The company listed the depegging of LUNA and the collapse of FTX as the two key headwinds for the crypto industry in 2022.
Coinbase on crypto regulation
Coinbase has long been advocating for a regulatory and legal framework for cryptocurrencies. When FTX collapsed, it tried to pitch itself as a better alternative that is better governed. It also touted its publicly available financials by virtue of being a listed company.
In the shareholder letter, Coinbase said, the crypto industry is “at an important period of transition.” It added, “That is more true now than it has ever been, and we expect 2023 to be a significant year for crypto policy in the United States and abroad. This could pave the way for crypto to realize its full innovative potential, but could also result in further actions by policymakers and regulators that would have a negative impact on the industry. We are preparing for both eventualities.”
Regulators got into action after the FTX collapse
Coinbase said that after the FTX collapse, regulators got into action. It however added, “Coinbase has concerns about those actions that appear more designed to be punitive and reactive than to address actual consumer interests and the realities of how crypto works.”
Notably, last year President Joe Biden released the long-awaited White Paper on crypto. A lot of countries are looking to regulate cryptos to protect the interest of all stakeholders.
However, Coinbase does not seem too happy with the evolving regulatory environment in the US. The shareholder letter said, “Disappointingly, we are not seeing regulators necessarily welcoming transparency and public participation in their rule-making. United States’ agencies, in particular, are demonstrating a disjointed stance regarding crypto that is pushing the industry overseas.”
During the company’s earnings call, CEO Brian Armstrong said, that policy is his “top priority” for 2023 and he has been “spending a lot of time in D.C.”
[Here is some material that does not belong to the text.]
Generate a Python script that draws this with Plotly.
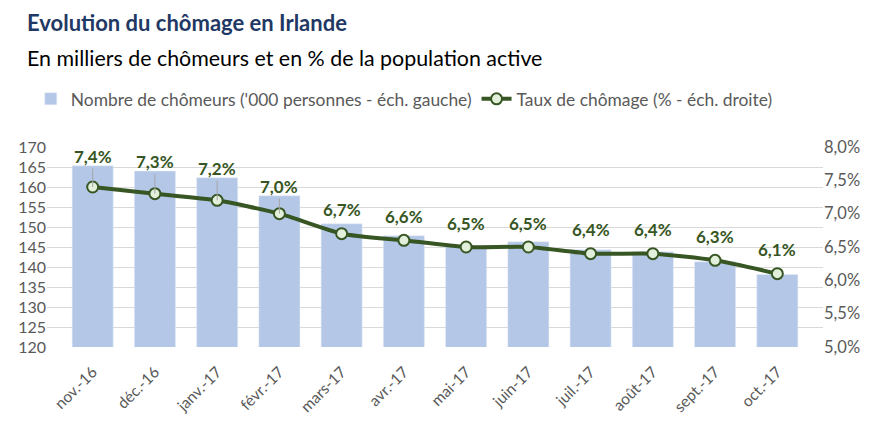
import plotly.graph_objects as go

months = ["nov.-16", "déc.-16", "janv.-17", "févr.-17", "mars-17", "avr.-17",
          "mai-17", "juin-17", "juil.-17", "août-17", "sept.-17", "oct.-17"]
chomeurs = [165.3, 164.0, 162.3, 157.8, 150.8, 147.8, 145.3, 146.3, 144.3, 143.8, 141.3, 138.1]
taux = [7.4, 7.3, 7.2, 7.0, 6.7, 6.6, 6.5, 6.5, 6.4, 6.4, 6.3, 6.1]
left_ticks = [120, 125, 130, 135, 140, 145, 150, 155, 160, 165, 170]
right_ticks = [5.0, 5.5, 6.0, 6.5, 7.0, 7.5, 8.0]

FONT = "Lato, sans-serif"
GREEN = "#375623"
GREY = "#595959"
L_RANGE = [120, 170]
R_RANGE = [5.0, 8.0]

ML, MR, MT, MB = 39, 61, 139, 96
W, H = 876, 435
W_PLOT = W - ML - MR
H_PLOT = H - MT - MB


def fr(v, d=1):
    return f"{v:.{d}f}".replace(".", ",")


def left_to_right(v):
    return R_RANGE[0] + (v - L_RANGE[0]) * (R_RANGE[1] - R_RANGE[0]) / (L_RANGE[1] - L_RANGE[0])


def right_to_left(v):
    return L_RANGE[0] + (v - R_RANGE[0]) * (L_RANGE[1] - L_RANGE[0]) / (R_RANGE[1] - R_RANGE[0])


def px_x(x):
    return (x - ML) / W_PLOT


def px_y(y):
    return (H - MB - y) / H_PLOT


fig = go.Figure()
fig.add_trace(go.Bar(
    x=months, y=chomeurs, name="Nombre de chômeurs ('000 personnes - éch. gauche)",
    marker=dict(color="#B4C7E7"), yaxis="y",
))
fig.add_trace(go.Scatter(
    x=months, y=taux, name="Taux de chômage (% - éch. droite)", yaxis="y2",
    mode="lines+markers", line=dict(color=GREEN, width=4, shape="spline", smoothing=0.6),
    marker=dict(size=11, color="#E2EFDA", line=dict(color=GREEN, width=2)),
))

for m, c, t in zip(months, chomeurs, taux):
    above_marker = right_to_left(t) + 6.0
    above_bar = c + 2.3
    label_left = max(above_marker, above_bar)
    label_y = left_to_right(label_left)
    txt = f"<b>{fr(t)}%</b>"
    leader = above_bar > above_marker + 0.5
    if leader:
        fig.add_annotation(x=m, y=t, xref="x", yref="y2", ax=m, ay=label_y,
                           axref="x", ayref="y2", text=txt, showarrow=True,
                           arrowhead=0, arrowwidth=1, arrowcolor="#A6A6A6",
                           font=dict(family=FONT, size=17, color=GREEN))
    else:
        fig.add_annotation(x=m, y=label_y, xref="x", yref="y2", text=txt, showarrow=False,
                           font=dict(family=FONT, size=17, color=GREEN), yanchor="middle")

fig.add_annotation(text="<b>Evolution du chômage en Irlande</b>",
                   x=px_x(17), y=px_y(15), xref="paper", yref="paper",
                   xanchor="left", yanchor="middle", showarrow=False,
                   font=dict(family=FONT, size=22, color="#1F3864"))
fig.add_annotation(text="En milliers de chômeurs et en % de la population active",
                   x=px_x(17), y=px_y(50), xref="paper", yref="paper",
                   xanchor="left", yanchor="middle", showarrow=False,
                   font=dict(family=FONT, size=21.4, color="black"))

fig.update_layout(
    width=W, height=H,
    paper_bgcolor="white", plot_bgcolor="white",
    margin=dict(l=ML, r=MR, t=MT, b=MB, autoexpand=False),
    font=dict(family=FONT, size=15, color=GREY),
    bargap=0.34,
    showlegend=True,
    legend=dict(orientation="h", x=0.026, xref="container", xanchor="left",
                y=1 - 91 / H, yref="container", yanchor="middle",
                font=dict(family=FONT, size=17.4, color=GREY), traceorder="normal"),
    xaxis=dict(tickangle=-45, showgrid=False, showline=False, ticks="", automargin=False,
               ticklabelstandoff=12,
               tickfont=dict(family=FONT, size=15.5, color=GREY)),
    yaxis=dict(range=L_RANGE, tickvals=left_ticks, showgrid=True, gridcolor="#D9D9D9",
               zeroline=False, ticks="", automargin=False,
               tickfont=dict(family=FONT, size=16, color=GREY)),
    yaxis2=dict(range=R_RANGE, tickvals=right_ticks,
                ticktext=[fr(v) + "%" for v in right_ticks],
                overlaying="y", side="right", automargin=False,
                showgrid=False, zeroline=False,
                tickfont=dict(family=FONT, size=16.5, color=GREY)),
)

fig.write_html("out.html")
Coinbase stock has rebounded from its lows
Meanwhile, amid the rise in cryptocurrency prices, Coinbase stock has rebounded sharply this year. Cathie Wood of ARK Invest who is among the well-known Coinbase bull bought the dip in COIN stock. She also added more Tesla shares. Both these stocks are outperforming the markets by a wide margin in 2023.
Coinbase stock listed in 2021 through a direct listing. The company kept the reference price at $200 and eventually went on to hit a high of $368.90. The stock fell towards the end of 2021 as cryptocurrencies crashed. The slump continued in 2022 and the stock fell to all-time lows.
Coinbase provided Q1 2023 guidance
Coinbase said that it generated transaction revenues of $120 million in January. While the run rate is higher than the fourth quarter, the company cautioned against extrapolating the revenues.
For Q1 2023, COIN expects transaction and services revenues to be between $300 million to $325 million. It expects transaction expenses to be in the mid-teen percent of the revenues. The company forecast sales and marketing expenses between $60 million-$70 million and expects a restructuring charge of $150 million in the quarter.
The company expects to achieve breakeven on adjusted EBITDA in the full year and said that its cost cuts would help it achieve the goal. Notably, amid the continued crypto winter, Coinbase has announced two mass layoffs over the last year. It did not rule out more layoffs in the future.
COIN stock whipsawed after the earnings release
The company has around $5.5 billion of cash and cash equivalents on the balance sheet. The cash is crucial as the company copes with a prolonged crypto winter and competition from other low-cost crypto exchanges.
COIN stock rose after the earnings release but then turned negative. The stock is nonetheless up 75% so far in 2023 and is outperforming the markets by a wide margin.